There are also practical mobile risks that beginners often underestimate:
- Verification loops: Some players report repeated document checks before withdrawals are processed. On mobile, this can feel especially tedious if you are uploading files from a phone camera.
- Bonus restrictions: Mobile play makes it easy to accept offers quickly, but many bonuses come with wagering, bet caps, and game exclusions that are easy to miss on a small screen.
- Session drift: It is easier to lose track of time on a phone, especially during live casino or sportsbook browsing.
- Low visibility of terms: The smaller the screen, the more likely it is that key limits and exclusions get skimmed.
- Banking mismatch: A method may be available for deposits but slower or less suitable for cashing out.
If you are using mobile as a casual entertainment tool, those risks may be acceptable provided you set boundaries. If you are looking for a highly regulated, low-friction, UK-first mobile betting environment, the trade-off becomes less attractive.
Beginner Checklist Before You Use Rich Prize on Your Phone
Use this quick checklist to judge the mobile experience in a disciplined way:
- Can I open the site and log in without repeated errors?
- Is the cashier easy to use on my phone, not just on desktop?
- Does my preferred payment method work for both deposits and withdrawals?
- Can I find the bonus terms before I accept anything?
- Does the game lobby feel readable, or is it overcrowded on a small screen?
- Am I comfortable using an offshore site without UKGC protection?
- Have I set deposit limits or time reminders before my first session?
If the answer to more than one of those questions is no, the mobile value case is weak, no matter how appealing the lobby looks.
Mini-FAQ
Does Rich Prize have a native mobile app in the UK?
The available information points to a responsive mobile website rather than a UK app-store native app.

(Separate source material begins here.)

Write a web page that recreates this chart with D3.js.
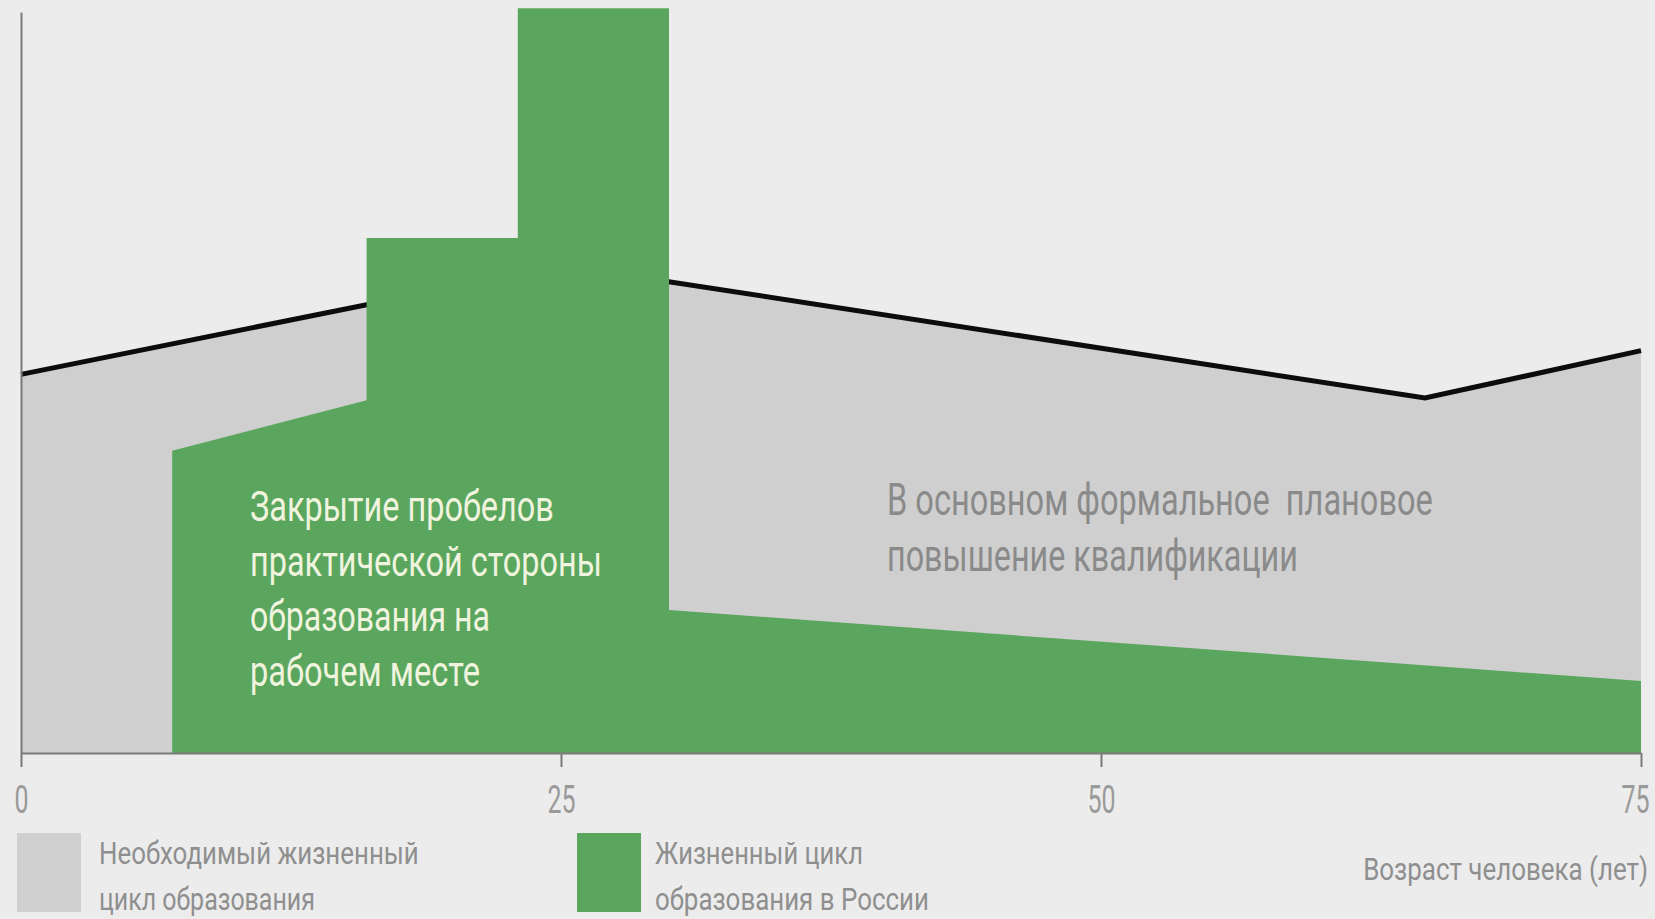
<!DOCTYPE html>
<html>
<head>
<meta charset="utf-8">
<script src="https://cdn.jsdelivr.net/npm/d3@7"></script>
<style>
  html, body { margin: 0; padding: 0; background: #ececec; overflow: hidden; }
  svg { display: block; font-family: Roboto, "Noto Sans", sans-serif; }
</style>
</head>
<body>
<svg id="chart" width="1655" height="919"></svg>
<script>
// Age axis
const ageTicks = [0, 25, 50, 75];
const ageDomain = [0, 75];
const levelDomain = [0, 100];

// Necessary lifelong learning cycle (upper boundary, drawn as black line)
const requiredAges   = [0, 16, 30, 65, 75];
const requiredLevels = [51.1, 60.5, 63.6, 47.9, 54.3];

// Learning cycle in Russia
const russiaAges   = [7, 16, 16, 23, 23, 30, 30, 75];
const russiaLevels = [40.8, 47.6, 69.5, 69.5, 100.5, 100.5, 19.3, 9.7];

// Texts
const practiceNote = ["Закрытие пробелов", "практической стороны", "образования на", "рабочем месте"];
const formalNote   = ["В основном формальное  плановое", "повышение квалификации"];
const legendRequired = ["Необходимый жизненный", "цикл образования"];
const legendRussia   = ["Жизненный цикл", "образования в России"];
const axisTitle = "Возраст человека (лет)";

const COLORS = { bg: "#ececec", grey: "#cfcfcf", green: "#5ba65e", line: "#0c0c0c",
                 axis: "#7a7a7a", label: "#8f8f8f", note: "#f0f4df" };

const svg = d3.select("#chart");
svg.append("rect").attr("width", 1655).attr("height", 919).attr("fill", COLORS.bg);

const x = d3.scaleLinear().domain(ageDomain).range([21, 1641]);
const y = d3.scaleLinear().domain(levelDomain).range([753, 12]);

const required = requiredAges.map((a, i) => ({ age: a, level: requiredLevels[i] }));
const russia = russiaAges.map((a, i) => ({ age: a, level: russiaLevels[i] }));

const area = d3.area().x(d => x(d.age)).y0(y(0)).y1(d => y(d.level));
const line = d3.line().x(d => x(d.age)).y(d => y(d.level));

// grey area, its outline, then the green area on top
svg.append("path").datum(required).attr("d", area).attr("fill", COLORS.grey);
svg.append("path").datum(required).attr("d", line)
  .attr("fill", "none").attr("stroke", COLORS.line).attr("stroke-width", 5);
svg.append("path").datum(russia).attr("d", area).attr("fill", COLORS.green);

// narrow the text horizontally: place it at (px, py) and scale its width to w
function squeeze(node, px, py, w) {
  const w0 = node.getComputedTextLength();
  d3.select(node).attr("x", 0).attr("y", 0)
    .attr("transform", `translate(${px},${py}) scale(${w / w0},1)`);
}

// axes
const xAxis = svg.append("g").attr("transform", `translate(0,${y(0)})`)
  .call(d3.axisBottom(x).tickValues(ageTicks).tickSize(14).tickSizeOuter(0).tickPadding(19));
xAxis.select(".domain").attr("stroke", COLORS.axis).attr("stroke-width", 2);
xAxis.selectAll(".tick line").attr("stroke", COLORS.axis).attr("stroke-width", 2);
xAxis.selectAll(".tick text")
  .attr("fill", "#9a9a9a").attr("font-size", 39).attr("font-family", "Roboto, sans-serif")
  .attr("dy", null)
  .attr("text-anchor", d => d === ageDomain[1] ? "end" : "middle")
  .each(function (d) {
    const w0 = this.getComputedTextLength();
    squeeze(this, d === ageDomain[1] ? 8 : 0, 14 + 19 + 27, w0 * 0.64);
  });

const yAxis = svg.append("g").attr("transform", `translate(${x(0)},0)`)
  .call(d3.axisLeft(y).tickValues([]).tickSizeOuter(0));
yAxis.select(".domain").attr("stroke", COLORS.axis).attr("stroke-width", 2);

function block(lines, opts) {
  const g = svg.append("g");
  lines.forEach((t, i) => {
    const tx = g.append("text")
      .attr("font-size", opts.size).attr("fill", opts.fill)
      .attr("text-anchor", opts.anchor || "start")
      .style("white-space", "pre")
      .text(t);
    squeeze(tx.node(), opts.x, opts.y + i * opts.dy, opts.widths[i]);
  });
  return g;
}

// annotations inside the areas
block(practiceNote, { x: 250, y: 521, dy: 55, size: 42, fill: COLORS.note, widths: [304, 352, 240, 230] });
block(formalNote, { x: 887, y: 515, dy: 56, size: 44, fill: "#8a8a8a", widths: [546, 411] });

// legend
svg.append("rect").attr("x", 17).attr("y", 833).attr("width", 64).attr("height", 79).attr("fill", COLORS.grey);
block(legendRequired, { x: 99, y: 864, dy: 46, size: 32, fill: COLORS.label, widths: [320, 216] });
svg.append("rect").attr("x", 577).attr("y", 833).attr("width", 64).attr("height", 79).attr("fill", COLORS.green);
block(legendRussia, { x: 655, y: 864, dy: 46, size: 32, fill: COLORS.label, widths: [208, 274] });

block([axisTitle], { x: 1648, y: 880, dy: 0, size: 32, fill: COLORS.label, anchor: "end", widths: [285] });
</script>
</body>
</html>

For most beginners, that means browser-based access on a phone or tablet.
Is the mobile cashier better for deposits or withdrawals?
Deposits are usually the smoother part of the process. Withdrawals are where verification, limits, and processing times matter more, so that is the part to inspect most carefully.

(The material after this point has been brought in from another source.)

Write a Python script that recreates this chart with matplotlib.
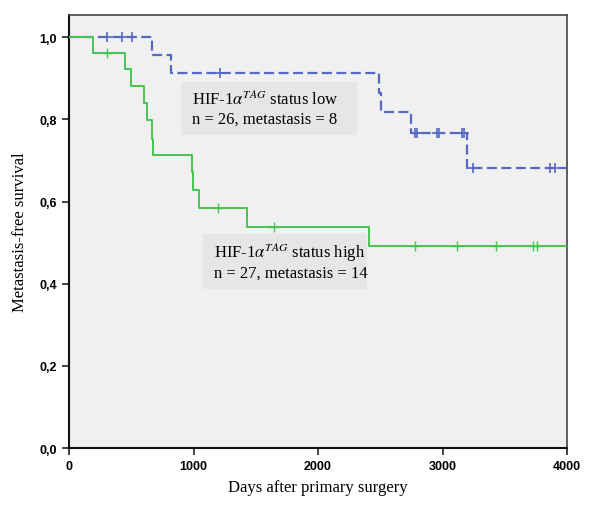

Is mobile play safer if I use my own phone?
Using your own phone can be convenient, but it does not change the site’s licensing status or terms. Safety still depends on regulation, responsible play, and how carefully you handle deposits and bonuses.
What is the main beginner mistake on mobile?
The most common mistake is accepting a bonus too quickly and only later noticing wagering rules, excluded games, or bet limits that are harder to spot on a small screen.
Bottom Line
Rich Prize mobile experience is best judged as a convenience-first offshore setup with broad access and flexible payment options. That makes it appealing if you want a quick phone-friendly route into casino play, live games, or sports markets. But beginners should not confuse convenience with full protection or simple cashout logic. The real question is whether the mobile ease is worth the regulatory trade-off and the likely friction around terms, verification, and withdrawals. If you treat it as a mobile entertainment platform and check the fine print before you deposit, you will make a more informed call.